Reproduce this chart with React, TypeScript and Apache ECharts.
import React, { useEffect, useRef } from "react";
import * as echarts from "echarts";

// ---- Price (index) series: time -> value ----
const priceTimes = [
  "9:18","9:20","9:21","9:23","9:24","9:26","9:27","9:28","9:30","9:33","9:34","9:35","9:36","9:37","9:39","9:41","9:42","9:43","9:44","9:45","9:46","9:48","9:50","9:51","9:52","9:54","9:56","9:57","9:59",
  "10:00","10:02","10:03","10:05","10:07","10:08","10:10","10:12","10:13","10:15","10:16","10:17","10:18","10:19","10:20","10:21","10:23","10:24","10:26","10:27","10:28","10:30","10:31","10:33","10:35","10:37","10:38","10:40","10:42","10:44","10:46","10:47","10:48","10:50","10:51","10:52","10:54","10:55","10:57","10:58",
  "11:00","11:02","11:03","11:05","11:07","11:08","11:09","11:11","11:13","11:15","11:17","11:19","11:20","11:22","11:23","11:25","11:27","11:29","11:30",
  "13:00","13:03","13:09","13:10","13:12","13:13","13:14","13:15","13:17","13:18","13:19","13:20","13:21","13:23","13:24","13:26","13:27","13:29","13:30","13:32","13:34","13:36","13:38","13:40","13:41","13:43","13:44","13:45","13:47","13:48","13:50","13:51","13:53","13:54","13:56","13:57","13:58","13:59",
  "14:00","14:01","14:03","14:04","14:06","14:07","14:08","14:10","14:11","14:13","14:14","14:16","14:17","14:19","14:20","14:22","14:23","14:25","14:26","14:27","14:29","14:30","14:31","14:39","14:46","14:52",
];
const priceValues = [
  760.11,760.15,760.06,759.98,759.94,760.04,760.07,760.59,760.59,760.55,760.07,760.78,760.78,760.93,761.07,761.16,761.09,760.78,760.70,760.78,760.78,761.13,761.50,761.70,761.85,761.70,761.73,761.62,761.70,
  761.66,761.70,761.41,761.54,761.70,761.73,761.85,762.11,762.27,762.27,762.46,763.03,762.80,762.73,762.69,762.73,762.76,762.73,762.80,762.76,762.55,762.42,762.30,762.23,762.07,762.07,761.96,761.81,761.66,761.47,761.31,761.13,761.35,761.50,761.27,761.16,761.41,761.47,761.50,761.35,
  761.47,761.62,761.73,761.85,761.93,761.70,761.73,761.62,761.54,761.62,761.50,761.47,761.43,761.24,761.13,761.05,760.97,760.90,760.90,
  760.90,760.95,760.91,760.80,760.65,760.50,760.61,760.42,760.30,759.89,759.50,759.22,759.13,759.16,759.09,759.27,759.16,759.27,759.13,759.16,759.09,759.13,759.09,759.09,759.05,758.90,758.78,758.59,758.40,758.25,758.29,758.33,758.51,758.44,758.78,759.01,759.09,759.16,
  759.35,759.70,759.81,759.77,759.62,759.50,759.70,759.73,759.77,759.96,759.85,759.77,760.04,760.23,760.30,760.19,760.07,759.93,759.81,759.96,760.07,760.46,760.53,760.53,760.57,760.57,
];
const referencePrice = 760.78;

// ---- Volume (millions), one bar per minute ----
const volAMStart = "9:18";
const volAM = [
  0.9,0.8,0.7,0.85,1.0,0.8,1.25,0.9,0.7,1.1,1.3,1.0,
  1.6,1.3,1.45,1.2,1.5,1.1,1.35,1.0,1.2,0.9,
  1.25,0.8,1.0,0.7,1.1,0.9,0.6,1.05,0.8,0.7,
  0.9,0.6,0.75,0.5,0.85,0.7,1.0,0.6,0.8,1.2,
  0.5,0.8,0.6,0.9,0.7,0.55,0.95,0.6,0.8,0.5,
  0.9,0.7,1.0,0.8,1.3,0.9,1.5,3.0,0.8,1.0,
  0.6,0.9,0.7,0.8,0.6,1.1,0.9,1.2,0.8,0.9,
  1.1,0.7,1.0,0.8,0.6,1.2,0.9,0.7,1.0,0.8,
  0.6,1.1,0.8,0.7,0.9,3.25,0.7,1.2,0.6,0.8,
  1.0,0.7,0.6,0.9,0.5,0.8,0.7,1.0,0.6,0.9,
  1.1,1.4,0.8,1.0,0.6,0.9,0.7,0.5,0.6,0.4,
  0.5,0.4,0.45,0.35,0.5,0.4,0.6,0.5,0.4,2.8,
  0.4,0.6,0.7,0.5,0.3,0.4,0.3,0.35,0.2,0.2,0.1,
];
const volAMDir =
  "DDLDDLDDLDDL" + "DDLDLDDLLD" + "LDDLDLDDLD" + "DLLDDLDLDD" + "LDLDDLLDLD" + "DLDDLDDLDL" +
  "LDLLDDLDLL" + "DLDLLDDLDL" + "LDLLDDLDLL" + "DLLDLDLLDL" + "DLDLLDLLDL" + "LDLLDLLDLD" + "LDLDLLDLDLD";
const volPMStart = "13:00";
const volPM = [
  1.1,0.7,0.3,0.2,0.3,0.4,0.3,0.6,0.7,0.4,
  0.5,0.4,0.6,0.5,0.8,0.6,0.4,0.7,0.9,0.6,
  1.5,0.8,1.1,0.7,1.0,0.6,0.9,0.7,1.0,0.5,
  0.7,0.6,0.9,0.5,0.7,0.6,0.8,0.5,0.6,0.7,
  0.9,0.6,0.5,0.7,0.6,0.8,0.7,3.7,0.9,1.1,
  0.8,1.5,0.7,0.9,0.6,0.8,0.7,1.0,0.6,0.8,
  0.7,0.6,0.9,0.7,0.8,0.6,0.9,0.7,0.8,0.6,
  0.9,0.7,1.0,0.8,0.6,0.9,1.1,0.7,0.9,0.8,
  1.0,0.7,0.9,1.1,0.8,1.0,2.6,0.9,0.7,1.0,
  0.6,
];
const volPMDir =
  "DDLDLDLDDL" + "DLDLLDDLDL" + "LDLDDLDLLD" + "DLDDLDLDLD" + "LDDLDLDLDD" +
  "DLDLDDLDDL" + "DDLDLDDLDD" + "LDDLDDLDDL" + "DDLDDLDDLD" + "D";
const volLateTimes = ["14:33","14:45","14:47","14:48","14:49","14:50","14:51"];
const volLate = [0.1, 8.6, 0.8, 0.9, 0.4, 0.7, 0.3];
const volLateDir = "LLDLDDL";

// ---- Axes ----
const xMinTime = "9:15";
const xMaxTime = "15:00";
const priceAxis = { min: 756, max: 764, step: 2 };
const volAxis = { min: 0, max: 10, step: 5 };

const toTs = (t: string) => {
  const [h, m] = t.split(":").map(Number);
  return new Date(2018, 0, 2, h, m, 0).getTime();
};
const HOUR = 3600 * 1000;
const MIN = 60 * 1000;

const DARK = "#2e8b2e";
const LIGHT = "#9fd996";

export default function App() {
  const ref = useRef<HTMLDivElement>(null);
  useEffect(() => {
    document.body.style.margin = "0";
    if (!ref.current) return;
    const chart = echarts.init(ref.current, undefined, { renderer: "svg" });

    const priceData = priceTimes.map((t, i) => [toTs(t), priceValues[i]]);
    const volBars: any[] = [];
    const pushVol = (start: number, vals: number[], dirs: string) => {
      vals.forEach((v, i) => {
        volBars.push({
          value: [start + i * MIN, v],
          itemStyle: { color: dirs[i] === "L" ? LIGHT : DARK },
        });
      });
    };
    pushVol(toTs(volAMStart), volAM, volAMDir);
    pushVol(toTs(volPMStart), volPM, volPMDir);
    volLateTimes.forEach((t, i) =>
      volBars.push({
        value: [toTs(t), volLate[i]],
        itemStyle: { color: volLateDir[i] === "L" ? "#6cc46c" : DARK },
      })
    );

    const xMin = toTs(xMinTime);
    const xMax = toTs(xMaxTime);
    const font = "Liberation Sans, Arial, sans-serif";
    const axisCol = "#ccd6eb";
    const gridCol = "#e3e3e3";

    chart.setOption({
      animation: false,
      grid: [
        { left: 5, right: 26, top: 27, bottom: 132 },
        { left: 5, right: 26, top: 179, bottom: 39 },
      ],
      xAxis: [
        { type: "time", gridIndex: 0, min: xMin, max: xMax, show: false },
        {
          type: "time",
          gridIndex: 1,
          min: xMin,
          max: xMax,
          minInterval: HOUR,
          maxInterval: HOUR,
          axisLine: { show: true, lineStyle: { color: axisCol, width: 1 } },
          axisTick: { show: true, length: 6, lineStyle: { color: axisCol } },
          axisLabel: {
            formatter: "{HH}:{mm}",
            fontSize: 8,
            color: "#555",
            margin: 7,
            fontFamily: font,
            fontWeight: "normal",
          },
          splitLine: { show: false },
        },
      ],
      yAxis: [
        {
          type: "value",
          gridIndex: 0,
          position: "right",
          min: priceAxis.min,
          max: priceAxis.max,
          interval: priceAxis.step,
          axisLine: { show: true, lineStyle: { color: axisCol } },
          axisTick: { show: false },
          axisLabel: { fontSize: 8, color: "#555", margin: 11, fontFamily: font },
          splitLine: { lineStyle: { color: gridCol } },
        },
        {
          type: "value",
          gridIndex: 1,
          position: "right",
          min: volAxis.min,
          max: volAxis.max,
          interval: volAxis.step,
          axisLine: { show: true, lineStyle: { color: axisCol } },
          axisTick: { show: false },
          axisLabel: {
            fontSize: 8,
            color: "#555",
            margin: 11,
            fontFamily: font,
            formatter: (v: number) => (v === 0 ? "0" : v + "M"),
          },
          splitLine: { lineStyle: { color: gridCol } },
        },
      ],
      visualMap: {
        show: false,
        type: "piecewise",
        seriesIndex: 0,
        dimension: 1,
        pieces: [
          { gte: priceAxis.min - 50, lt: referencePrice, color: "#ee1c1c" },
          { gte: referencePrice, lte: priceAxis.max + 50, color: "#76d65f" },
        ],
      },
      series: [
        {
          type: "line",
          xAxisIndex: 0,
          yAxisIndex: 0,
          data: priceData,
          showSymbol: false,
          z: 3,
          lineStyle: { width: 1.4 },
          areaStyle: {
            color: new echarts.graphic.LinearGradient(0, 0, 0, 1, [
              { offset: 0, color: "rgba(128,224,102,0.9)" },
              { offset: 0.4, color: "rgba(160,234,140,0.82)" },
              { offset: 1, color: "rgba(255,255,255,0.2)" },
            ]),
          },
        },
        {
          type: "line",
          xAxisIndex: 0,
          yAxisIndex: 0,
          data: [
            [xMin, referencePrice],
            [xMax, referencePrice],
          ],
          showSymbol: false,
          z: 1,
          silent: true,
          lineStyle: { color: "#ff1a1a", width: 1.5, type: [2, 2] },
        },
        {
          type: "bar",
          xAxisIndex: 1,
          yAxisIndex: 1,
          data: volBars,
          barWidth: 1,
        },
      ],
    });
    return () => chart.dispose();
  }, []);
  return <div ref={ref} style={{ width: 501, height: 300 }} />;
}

•••••

▶ TASK TO COMPLETE
Write out the listing's lines exactly, from its first line through the line that contains "import * as", and stop there.

▶ EXERCISE OUTPUT
Reproduce this chart with React, TypeScript and Apache ECharts.
import React, { useEffect, useRef } from "react";
import * as echarts from "echarts";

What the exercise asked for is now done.